Fairplay – Binoculars pressed tight against his brow, Mark Lamb watched tall trees grow from the darkness, great blobs that sprouted limbs when a thin line of light began etching the mountains far to the east.
“Look down there, along the edge of those willows. See those shapes moving. That’s part of the herd,” he said.
Lamb, district wildlife manager for the Colorado Division of Wildlife, was a man on a mission. His vehicle tucked up a side road, he was on guard for a potential game law violation. The three dozen or so elk grazing 500 yard below had inadvertently baited the trap.
The veteran warden figuratively had put the herd to bed the previous evening, opening day of the Colorado big game hunting season. Thing was, Lamb had a hunch someone else was watching, too.
“There’s a guy here with a history of violations, and I expect we’ll see him any minute now,” he said.
That minute grew to 10, then 15, then 30 as the light grew to accommodate visibility with the naked eye. The elk drifted like ghosts into the forest.
“Guess he’s not going to show,” Lamb declared, turning the ignition.
On an adjacent county road, the animals suddenly reappeared, spooking ahead of Lamb’s vehicle before leaping a fence. Most were cows, but the herd included at least three legal bulls that posed like statues in a bachelor group just 100 yards away.
Lamb drove past, then turned around to see the pickup of his suspect approaching from the opposite direction. After a brief discussion, the hunter plodded off in pursuit of the elk, leaving the warden to wonder what might have occurred if the man had been first to sight the elk from the road, where shooting is illegal.
“On one hand, we may have prevented something bad from happening. On the other …” he said, his voice trailing off at the prospect of nailing a known miscreant in this eternal game of cat-and-mouse.
A couple of hours and 1,000 vertical feet farther uphill, Lamb’s patrol took a more appealing turn beneath the towering humps of the Buffalo Peaks, a wilderness area noted for a high ratio of bull elk.
A flash of bright orange from an aspen-clad ridge materialized into three figures, two laboring to control a heavy game cart, the third clearing a path through fallen trees.
Andy Johnson of Arvada had bagged a 5-pointer higher up the ridge late the previous day, only scant minutes and a few yards from where his brother, Tim, shot a similar bull. Now the hardest part of the hunt was at hand.
With their father, Ray, and cousins David Boonstra and Michael Dowell, the brothers had realized every elk enthusiast’s dream: quick, clean kills early in the hunt not terribly far from a road, a heady preamble to lots of juicy steaks on cold winter nights.
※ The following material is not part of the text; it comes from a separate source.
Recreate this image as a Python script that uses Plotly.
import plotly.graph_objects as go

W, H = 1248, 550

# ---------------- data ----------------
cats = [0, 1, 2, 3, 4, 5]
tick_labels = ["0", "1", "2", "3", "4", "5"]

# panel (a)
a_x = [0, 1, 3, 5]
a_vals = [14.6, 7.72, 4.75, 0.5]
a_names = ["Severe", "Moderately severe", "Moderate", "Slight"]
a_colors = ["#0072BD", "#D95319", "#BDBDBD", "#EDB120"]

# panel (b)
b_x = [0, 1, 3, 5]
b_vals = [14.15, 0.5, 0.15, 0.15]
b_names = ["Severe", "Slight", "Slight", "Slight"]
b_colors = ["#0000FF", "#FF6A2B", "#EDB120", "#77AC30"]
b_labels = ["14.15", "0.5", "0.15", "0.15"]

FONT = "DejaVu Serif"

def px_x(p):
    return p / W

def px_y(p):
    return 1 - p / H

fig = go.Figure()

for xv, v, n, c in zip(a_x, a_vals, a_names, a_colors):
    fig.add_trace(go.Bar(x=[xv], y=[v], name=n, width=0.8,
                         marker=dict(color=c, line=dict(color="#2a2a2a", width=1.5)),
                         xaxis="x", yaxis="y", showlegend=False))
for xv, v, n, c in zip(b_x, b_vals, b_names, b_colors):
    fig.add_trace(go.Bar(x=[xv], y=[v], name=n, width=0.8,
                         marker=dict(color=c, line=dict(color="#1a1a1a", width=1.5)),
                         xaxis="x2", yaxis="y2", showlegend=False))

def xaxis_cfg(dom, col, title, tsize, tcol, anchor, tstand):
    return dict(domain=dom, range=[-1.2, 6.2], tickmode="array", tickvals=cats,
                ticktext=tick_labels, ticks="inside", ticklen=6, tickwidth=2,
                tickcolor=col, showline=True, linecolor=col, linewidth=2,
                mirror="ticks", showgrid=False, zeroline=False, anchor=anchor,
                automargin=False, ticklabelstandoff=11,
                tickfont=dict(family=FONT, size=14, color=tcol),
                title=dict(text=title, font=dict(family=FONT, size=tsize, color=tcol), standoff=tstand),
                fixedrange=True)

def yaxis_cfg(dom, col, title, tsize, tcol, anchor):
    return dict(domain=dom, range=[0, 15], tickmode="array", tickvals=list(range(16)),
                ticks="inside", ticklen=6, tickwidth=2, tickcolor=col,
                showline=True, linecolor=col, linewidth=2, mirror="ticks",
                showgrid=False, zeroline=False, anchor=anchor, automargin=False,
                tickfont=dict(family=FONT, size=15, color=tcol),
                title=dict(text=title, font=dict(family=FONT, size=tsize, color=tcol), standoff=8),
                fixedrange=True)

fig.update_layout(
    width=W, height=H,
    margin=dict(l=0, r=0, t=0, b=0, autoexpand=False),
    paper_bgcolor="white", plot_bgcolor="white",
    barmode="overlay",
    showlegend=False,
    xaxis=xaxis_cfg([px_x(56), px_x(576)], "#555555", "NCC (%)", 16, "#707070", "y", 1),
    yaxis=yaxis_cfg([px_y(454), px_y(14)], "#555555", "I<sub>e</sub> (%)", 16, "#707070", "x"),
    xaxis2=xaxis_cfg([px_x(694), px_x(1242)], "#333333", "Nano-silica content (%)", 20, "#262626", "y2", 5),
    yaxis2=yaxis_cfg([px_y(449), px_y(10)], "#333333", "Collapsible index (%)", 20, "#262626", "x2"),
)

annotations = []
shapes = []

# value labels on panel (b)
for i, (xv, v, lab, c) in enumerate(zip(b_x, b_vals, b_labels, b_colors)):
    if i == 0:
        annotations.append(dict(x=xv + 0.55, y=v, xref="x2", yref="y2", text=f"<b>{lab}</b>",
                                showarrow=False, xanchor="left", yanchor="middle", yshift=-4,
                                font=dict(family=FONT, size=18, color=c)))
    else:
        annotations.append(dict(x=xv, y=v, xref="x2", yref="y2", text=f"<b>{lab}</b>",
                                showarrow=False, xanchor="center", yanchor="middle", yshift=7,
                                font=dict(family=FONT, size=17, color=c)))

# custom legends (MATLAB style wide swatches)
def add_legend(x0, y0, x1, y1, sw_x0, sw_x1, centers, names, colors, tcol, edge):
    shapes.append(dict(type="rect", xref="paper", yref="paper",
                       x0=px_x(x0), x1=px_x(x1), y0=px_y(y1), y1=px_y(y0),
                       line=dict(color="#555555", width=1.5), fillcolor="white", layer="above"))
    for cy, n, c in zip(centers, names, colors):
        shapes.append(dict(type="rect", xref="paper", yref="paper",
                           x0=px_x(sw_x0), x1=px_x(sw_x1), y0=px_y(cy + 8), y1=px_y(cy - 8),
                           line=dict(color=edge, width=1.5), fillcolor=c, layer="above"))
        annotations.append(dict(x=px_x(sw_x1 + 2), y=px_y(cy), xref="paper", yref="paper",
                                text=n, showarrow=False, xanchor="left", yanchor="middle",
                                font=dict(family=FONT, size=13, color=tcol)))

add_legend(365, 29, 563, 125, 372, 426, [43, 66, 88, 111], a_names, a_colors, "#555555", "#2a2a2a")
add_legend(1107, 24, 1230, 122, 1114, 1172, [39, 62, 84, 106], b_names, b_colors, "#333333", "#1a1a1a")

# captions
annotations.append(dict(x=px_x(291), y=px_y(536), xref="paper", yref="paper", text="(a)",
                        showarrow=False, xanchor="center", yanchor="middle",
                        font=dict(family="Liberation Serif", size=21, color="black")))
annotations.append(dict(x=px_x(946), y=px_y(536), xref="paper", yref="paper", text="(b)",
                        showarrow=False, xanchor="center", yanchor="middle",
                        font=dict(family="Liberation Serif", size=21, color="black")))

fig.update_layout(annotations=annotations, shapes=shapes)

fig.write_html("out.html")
It was a textbook scenario that delighted hunter and monitor alike.
“Thanks for helping us with our herd management objectives,” Lamb quipped, only partially in jest.
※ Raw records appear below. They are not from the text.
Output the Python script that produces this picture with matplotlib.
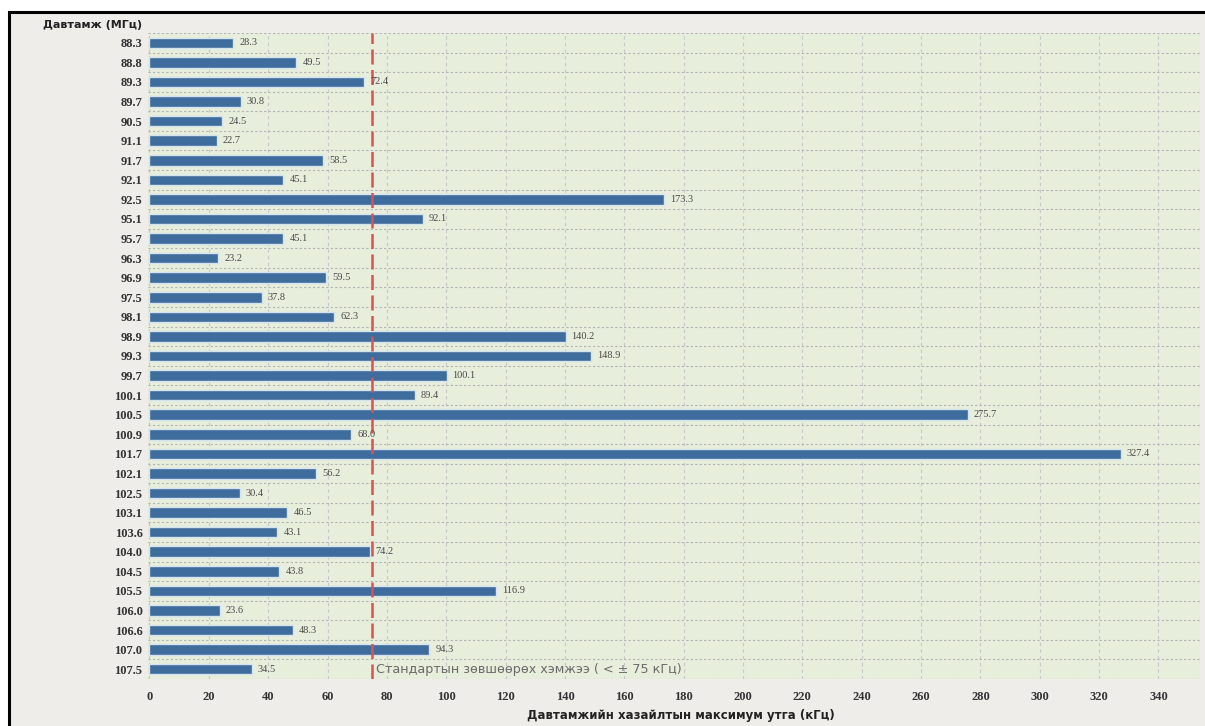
import numpy as np
import matplotlib
matplotlib.use("Agg")
import matplotlib.pyplot as plt
from matplotlib.patches import Rectangle

# data
freqs = ["88.3", "88.8", "89.3", "89.7", "90.5", "91.1", "91.7", "92.1", "92.5",
         "95.1", "95.7", "96.3", "96.9", "97.5", "98.1", "98.9", "99.3", "99.7",
         "100.1", "100.5", "100.9", "101.7", "102.1", "102.5", "103.1", "103.6",
         "104.0", "104.5", "105.5", "106.0", "106.6", "107.0", "107.5"]
deviation = [28.3, 49.5, 72.4, 30.8, 24.5, 22.7, 58.5, 45.1, 173.3,
             92.1, 45.1, 23.2, 59.5, 37.8, 62.3, 140.2, 148.9, 100.1,
             89.4, 275.7, 68.0, 327.4, 56.2, 30.4, 46.5, 43.1,
             74.2, 43.8, 116.9, 23.6, 48.3, 94.3, 34.5]
value_labels = ["28.3", "49.5", "72.4", "30.8", "24.5", "22.7", "58.5", "45.1", "173.3",
                "92.1", "45.1", "23.2", "59.5", "37.8", "62.3", "140.2", "148.9", "100.1",
                "89.4", "275.7", "68.0", "327.4", "56.2", "30.4", "46.5", "43.1",
                "74.2", "43.8", "116.9", "23.6", "48.3", "94.3", "34.5"]
limit = 75
xticks = list(range(0, 341, 20))

W, H = 1205, 726
fig = plt.figure(figsize=(W / 100, H / 100), dpi=100, facecolor="white")
# grey panel with black frame on top/left
fig.add_artist(Rectangle((9 / W, -0.01), 1.05, 1 - 12 / H + 0.01,
                         transform=fig.transFigure, facecolor="#efedea",
                         edgecolor="black", linewidth=2.2, zorder=0))

ax = fig.add_axes([148 / W, 1 - 679 / H, (1200 - 148) / W, (679 - 33) / H])
ax.set_facecolor("#e7eedc")

y = np.arange(len(freqs))
ax.barh(y, deviation, height=0.54, color="#3e6c9c", edgecolor="#d4e3f0",
        linewidth=1.0, zorder=3)

for yi, v, lab in zip(y, deviation, value_labels):
    ax.text(v + 2, yi, lab, va="center", ha="left", fontsize=7.5,
            family="Liberation Serif", color="#4a4a4a", zorder=5)

ax.axvline(limit, color="#d9534f", linestyle=(0, (6, 2.2)), linewidth=1.8, zorder=4)
ax.text(limit + 1.2, y[-1], "Стандартын зөвшөөрөх хэмжээ ( < ± 75 кГц)",
        va="center", ha="left", fontsize=9.2, color="#6a6a6a",
        family="DejaVu Sans", zorder=5)

ax.set_xlim(-0.5, 354)
ax.set_ylim(len(freqs) - 0.5, -0.5)
ax.set_yticks(y)
ax.set_yticklabels(freqs, family="Liberation Serif", fontweight="bold",
                   fontsize=9, color="#333333")
ax.set_xticks(xticks)
ax.set_xticklabels([str(t) for t in xticks], family="Liberation Serif",
                   fontweight="bold", fontsize=9, color="#333333")
ax.tick_params(length=0, pad=9)
ax.tick_params(axis="y", pad=4)

# grids: dotted rows between bars, dashed columns at ticks
ax.set_yticks(np.arange(len(freqs) + 1) - 0.5, minor=True)
ax.grid(axis="y", which="minor", color="#b4b4b4", linestyle=(0, (2, 2)),
        linewidth=0.8, zorder=1)
ax.grid(axis="x", which="major", color="#c8c8c8", linestyle=(0, (3, 3)),
        linewidth=0.8, zorder=1)
ax.tick_params(axis="y", which="minor", length=0)
for s in ax.spines.values():
    s.set_visible(False)

fig.text(681 / W, 1 - 715 / H, "Давтамжийн хазайлтын максимум утга (кГц)",
         fontsize=8.5, fontweight="bold", family="DejaVu Sans", color="#222222",
         ha="center", va="center")
fig.text(43 / W, 1 - 25 / H, "Давтамж (МГц)", fontsize=8, fontweight="bold",
         family="DejaVu Sans", color="#222222", ha="left", va="center")

fig.savefig("out.png", dpi=100, facecolor=fig.get_facecolor())
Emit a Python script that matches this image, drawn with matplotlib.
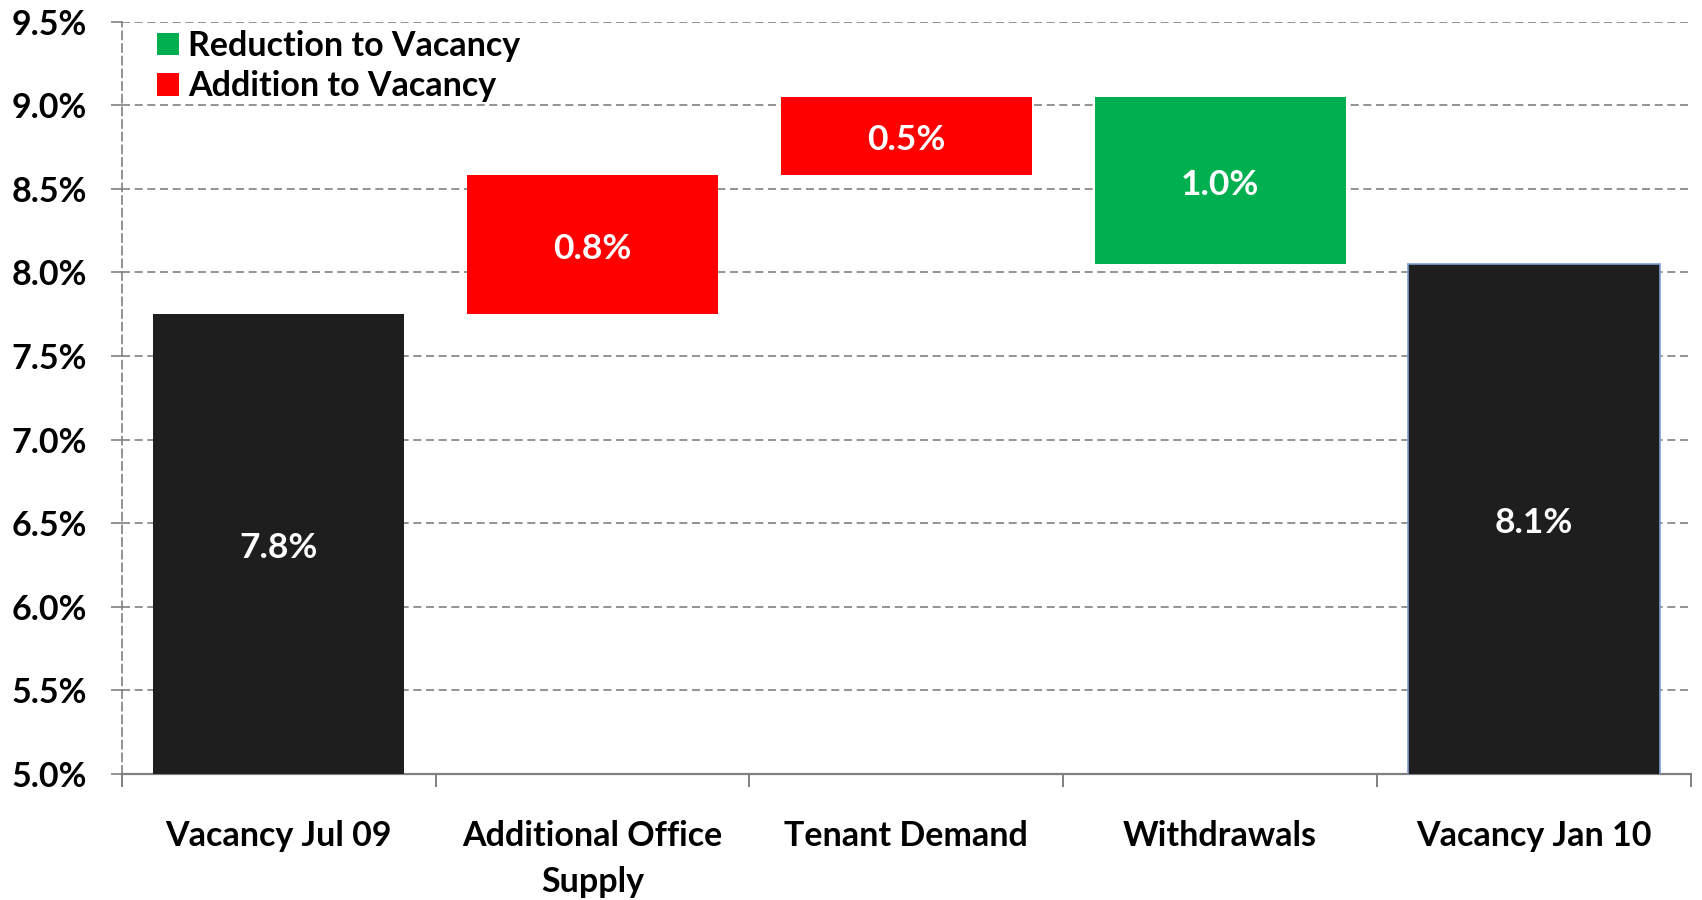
import matplotlib
matplotlib.use("Agg")
import matplotlib.pyplot as plt
from matplotlib.patches import Patch
import numpy as np

# vacancy bridge, Jul 09 -> Jan 10 (percent)
categories = ["Vacancy Jul 09", "Additional Office\nSupply", "Tenant Demand",
              "Withdrawals", "Vacancy Jan 10"]
start_vacancy = 7.75
changes = [0.83, 0.47, -1.00]
end_vacancy = 8.05
bar_labels = ["7.8%", "0.8%", "0.5%", "1.0%", "8.1%"]

y_min, y_max = 5.0, 9.5
y_ticks = np.arange(5.0, 9.51, 0.5)

BLACK = "#1e1e1e"
RED = "#ff0000"
GREEN = "#00b050"
GRID = "#808080"

plt.rcParams["font.family"] = ["Lato", "DejaVu Sans"]
plt.rcParams["font.weight"] = "bold"

fig = plt.figure(figsize=(17.02, 9.0), dpi=100)
ax = fig.add_axes([0.0715, 0.14, 0.922, 0.836])

x = np.arange(len(categories))
width = 0.8

# floating bars: running level before each change
levels = np.concatenate([[start_vacancy], start_vacancy + np.cumsum(changes)])
bottoms = [0.0]
heights = [start_vacancy]
colors = [BLACK]
for i, c in enumerate(changes):
    lo = min(levels[i], levels[i + 1])
    bottoms.append(lo)
    heights.append(abs(c))
    colors.append(RED if c > 0 else GREEN)
bottoms.append(0.0)
heights.append(end_vacancy)
colors.append(BLACK)

for i in range(len(categories)):
    edge = "#7f9fcf" if i == len(categories) - 1 else colors[i]
    lw = 1.2 if i == len(categories) - 1 else 0
    ax.bar(x[i], heights[i], width, bottom=bottoms[i], color=colors[i],
           edgecolor=edge, linewidth=lw, zorder=3)
    lo = max(bottoms[i], y_min)
    hi = bottoms[i] + heights[i]
    ax.annotate(bar_labels[i], (x[i], (lo + hi) / 2), xytext=(0, -3),
                textcoords="offset points", color="white", fontsize=25.5,
                fontweight="bold", ha="center", va="center", zorder=4)

ax.set_ylim(y_min, y_max)
ax.set_xlim(-0.5, len(categories) - 0.5)
ax.set_yticks(y_ticks)
ax.set_yticklabels([f"{v:.1f}%" for v in y_ticks])
ax.set_xticks(x)
ax.set_xticklabels(categories, linespacing=1.55)
ax.set_xticks(np.arange(-0.5, len(categories)), minor=True)

ax.yaxis.grid(True, color=GRID, linestyle=(0, (4.8, 2.8)), linewidth=1.2, zorder=0)
ax.set_axisbelow(True)

for s in ["top", "right"]:
    ax.spines[s].set_visible(False)
ax.spines["left"].set_color(GRID)
ax.spines["left"].set_linestyle((0, (4.8, 2.8)))
ax.spines["left"].set_linewidth(1.2)
ax.spines["bottom"].set_color(GRID)
ax.spines["bottom"].set_linewidth(1.6)

ax.tick_params(axis="y", labelsize=24.5, length=8, width=1.2, color=GRID, pad=17)
ax.tick_params(axis="x", which="major", labelsize=24.5, length=0, pad=33)
ax.tick_params(axis="x", which="minor", length=9, width=1.4, color=GRID)

handles = [Patch(facecolor=GREEN, label="Reduction to Vacancy"),
           Patch(facecolor=RED, label="Addition to Vacancy")]
fig.legend(handles=handles, loc="upper left",
           bbox_to_anchor=(157 / 1702, 1 - 30 / 900), frameon=False,
           fontsize=24.5, handlelength=0.65, handleheight=0.65,
           handletextpad=0.27, labelspacing=0.24, borderpad=0, borderaxespad=0)

fig.savefig("out.png", dpi=100)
The Johnsons had been twice blessed, first by drawing licenses for the quality first season in one of the state’s most desirable hunt areas. Unit 49, encompassing the towering Mosquito Range, is favored both for its elk population and proximity to the Front Range and increasingly populous Summit County.
This unit, indeed all the hunt zones surrounding the broad expanse of South Park, has reached a leveling of its elk population in keeping with DOW’s aim to bring herds into better balance with the range.
Despite a blustery Saturday night storm, these lucky hunters opened the season to generally mild weather and no perceptible movement of animals. Although high peaks glistened with a cake’s frosting of white, the snow line barely reached to 11,000 feet. In Fairplay before dawn, the thermometer registered a balmy 31 degrees.
A more serious snowstorm that swept across the state Tuesday generally came too late to aid this first hunt. But this midweek storm, along with another front expected Friday, should set the stage for the more intense nine-day second segment for both deer and elk that starts Saturday – along with two later hunts that extend through Nov. 19.
It will be a month marked by exciting times and momentous decisions. But before any hunter decides to take the wrong shot, he might consider who might be watching.